There were also additional read queries running at the same time as the write queries, and the read throughput that coffeemug posted is the sustainable increase in reads/s that you get when adding an additional server to a cluster. Single-server performance is much higher due to missing network / message encoding overhead.
I realize these numbers alone are still not very meaningful and there are many remaining questions (size and structure of the data set, exact queries performed etc). Rest assured that all of these details will be mentioned in the actual performance report that should be up soon.
Thank you for providing some quick back-of-the-envelope numbers here, which is exactly what most people are looking for at a first pass. One question though - do those numbers change considerably between disk vs SSD?
The numbers were measured on SSD. If the active/hot dataset fits into RAM, the numbers between SSD and rotational don't change much. If the active dataset doesn't fit into RAM, RethinkDB performs significantly worse on rotational.
We often run tests scaling up to ~40 nodes without problems. You could probably push Rethink quite further than that, but I think over 100 nodes would be hard.
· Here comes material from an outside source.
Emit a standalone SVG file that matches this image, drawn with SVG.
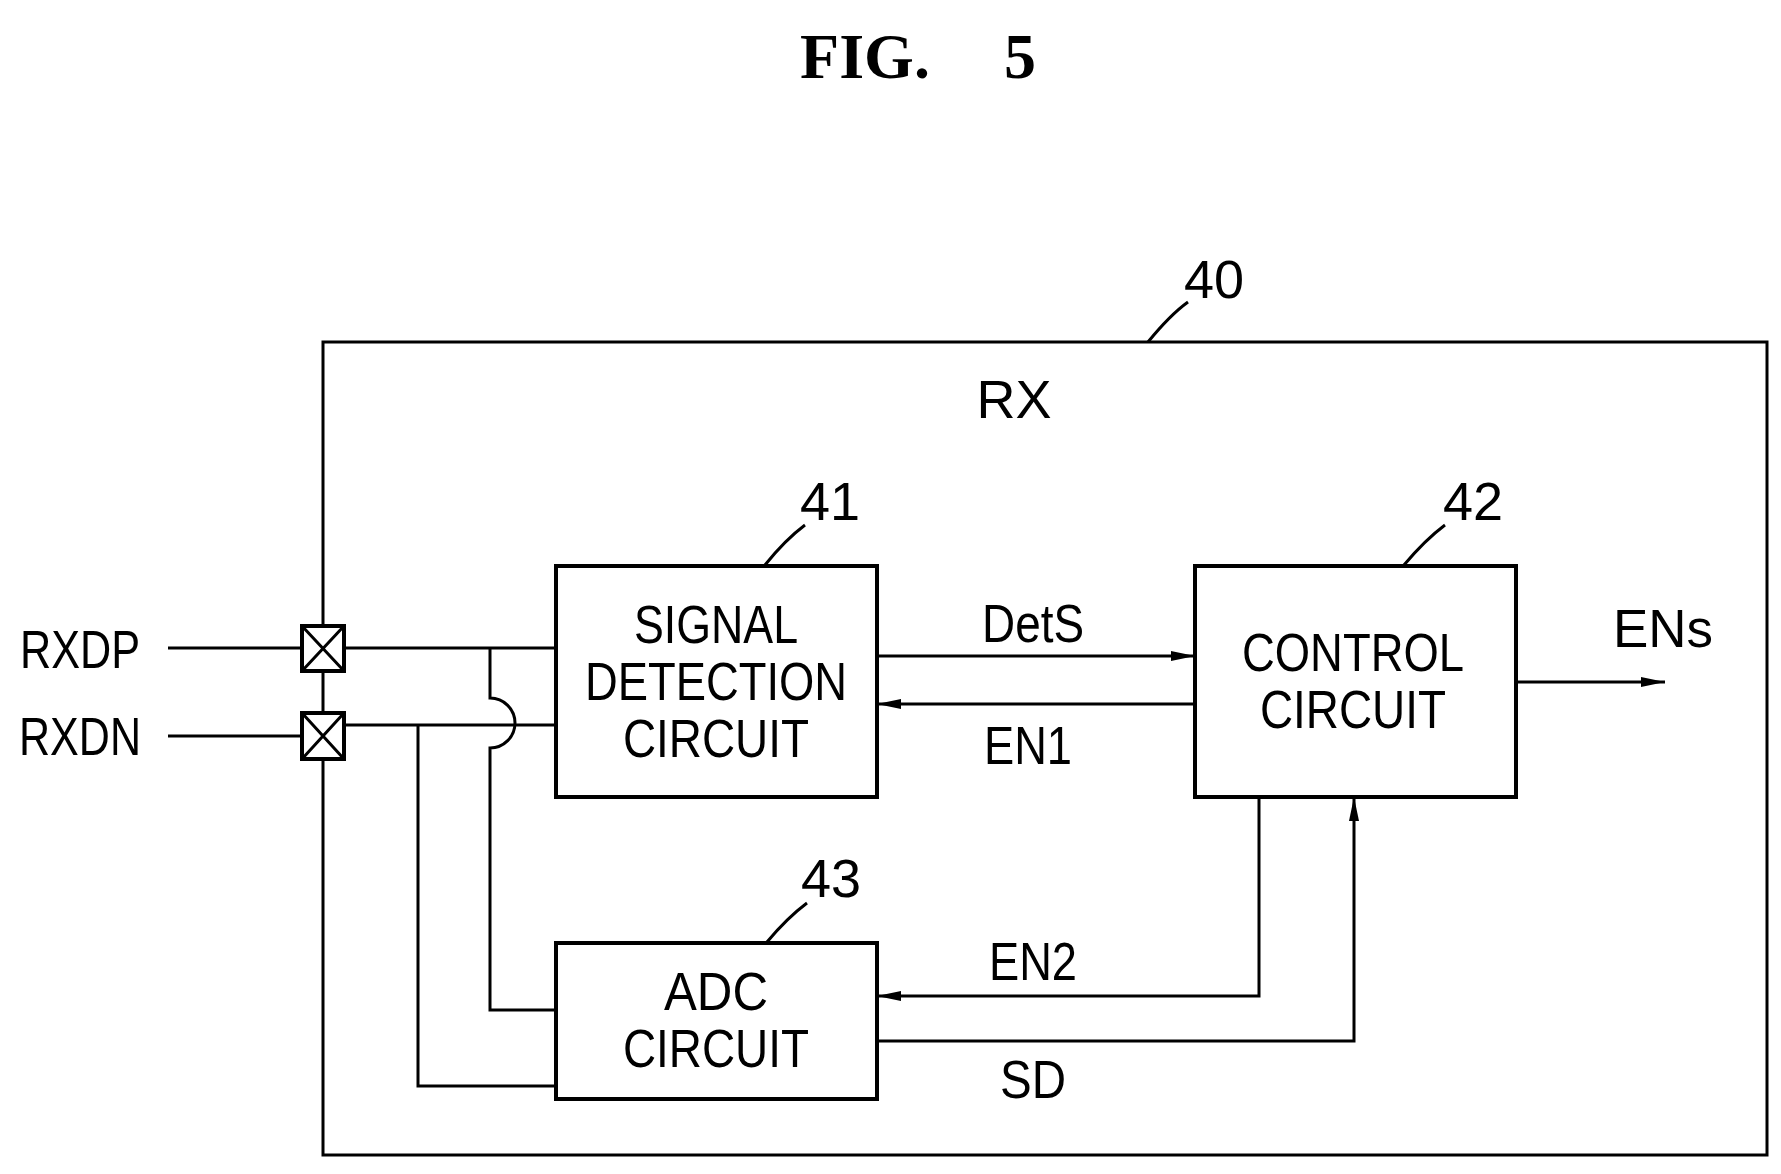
<svg xmlns="http://www.w3.org/2000/svg" width="1781" height="1174" viewBox="0 0 1781 1174">
<style>
.l{fill:none;stroke:#000;stroke-width:3}
.b{fill:#fff;stroke:#000;stroke-width:4}
text{font-family:"Liberation Sans",Arial,sans-serif;font-size:54px;fill:#000}
.c{text-anchor:middle}
.t{font-family:"Liberation Serif",serif;font-weight:bold;font-size:64px}
</style>
<defs><marker id="a2" markerWidth="24" markerHeight="12" refX="24" refY="6" orient="auto" markerUnits="userSpaceOnUse"><path d="M0,1L24,6L0,11z" fill="#000"/></marker></defs>
<rect width="1781" height="1174" fill="#fff"/>
<text x="865" y="78" class="c t">FIG.</text><text x="1020" y="78" class="c t">5</text>
<g id="rx40"><rect class="l" x="323" y="342" width="1444" height="813"/><text x="1014" y="418" class="c">RX</text>
<text x="1214" y="298" class="c">40</text><path class="l" d="M1148,342Q1170,315 1188,302"/></g>
<g id="pads"><rect class="b" x="302" y="626" width="42" height="45"/><path class="l" d="M302,626L344,671M344,626L302,671"/>
<rect class="b" x="302" y="713" width="42" height="46"/><path class="l" d="M302,713L344,759M344,713L302,759"/>
<text x="80" y="668" class="c" textLength="120" lengthAdjust="spacingAndGlyphs">RXDP</text>
<text x="80" y="755" class="c" textLength="122" lengthAdjust="spacingAndGlyphs">RXDN</text></g>
<g id="n41"><rect class="b" x="556" y="566" width="321" height="231"/>
<text x="716" y="643" class="c" textLength="164" lengthAdjust="spacingAndGlyphs">SIGNAL</text>
<text x="716" y="700" class="c" textLength="262" lengthAdjust="spacingAndGlyphs">DETECTION</text>
<text x="716" y="757" class="c" textLength="186" lengthAdjust="spacingAndGlyphs">CIRCUIT</text>
<text x="830" y="520" class="c">41</text><path class="l" d="M765,565Q785,540 805,525"/></g>
<g id="n42"><rect class="b" x="1195" y="566" width="321" height="231"/>
<text x="1353" y="671" class="c" textLength="222" lengthAdjust="spacingAndGlyphs">CONTROL</text>
<text x="1353" y="728" class="c" textLength="186" lengthAdjust="spacingAndGlyphs">CIRCUIT</text>
<text x="1473" y="520" class="c">42</text><path class="l" d="M1404,565Q1425,540 1445,525"/></g>
<g id="n43"><rect class="b" x="556" y="943" width="321" height="156"/>
<text x="716" y="1010" class="c" textLength="104" lengthAdjust="spacingAndGlyphs">ADC</text>
<text x="716" y="1067" class="c" textLength="186" lengthAdjust="spacingAndGlyphs">CIRCUIT</text>
<text x="831" y="897" class="c">43</text><path class="l" d="M767,942Q787,918 807,903"/></g>
<g id="connectors">
<path class="l" d="M168,648H302M168,736H302M344,648H556M344,725H556"/>
<path class="l" d="M490,648V698A13.5,13.5 0 0 1 490,748V1010H556"/>
<path class="l" d="M418,725V1086H556"/>
<path class="l" d="M877,656H1195" marker-end="url(#a2)"/>
<path class="l" d="M1195,704H877" marker-end="url(#a2)"/>
<path class="l" d="M1516,682H1665" marker-end="url(#a2)"/>
<path class="l" d="M1259,797V996H877" marker-end="url(#a2)"/>
<path class="l" d="M877,1041H1354V797" marker-end="url(#a2)"/>
<text x="1033" y="642" class="c" textLength="102" lengthAdjust="spacingAndGlyphs">DetS</text>
<text x="1028" y="764" class="c" textLength="88" lengthAdjust="spacingAndGlyphs">EN1</text>
<text x="1663" y="647" class="c" textLength="100" lengthAdjust="spacingAndGlyphs">ENs</text>
<text x="1033" y="980" class="c" textLength="88" lengthAdjust="spacingAndGlyphs">EN2</text>
<text x="1033" y="1098" class="c" textLength="66" lengthAdjust="spacingAndGlyphs">SD</text>
</g>
</svg>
The goal is to keep pushing the boundary indefinitely.
I contributed the benchmarks to Dan's gorethink driver. Dan is great to collaborate with so if you want to hack on Go and contribute to OSS, consider giving his project a look.
One way to improve writes is to batch them, an example is here.
"In soft durability mode RethinkDB will acknowledge the write immediately after receiving and caching it, but before the write has been committed to disk."
Obviously your business requirements come into play. I prefer the Hard writes because my data is important to me but I do insert debug messages using soft writes in one application I have.
*Edit: Heh I forgot to mention, on my Macbook Pro I was getting 20k w/s while batching and using soft writes.
Individual writes for me are hovering around 10k w/s on the 8 cpu 24gb instance i have. But yeah, define your business reqs then write your own benchmarks and see if the need is met.
Many devs write benchmarks in order to be the fastest and not the correctest. Super lame.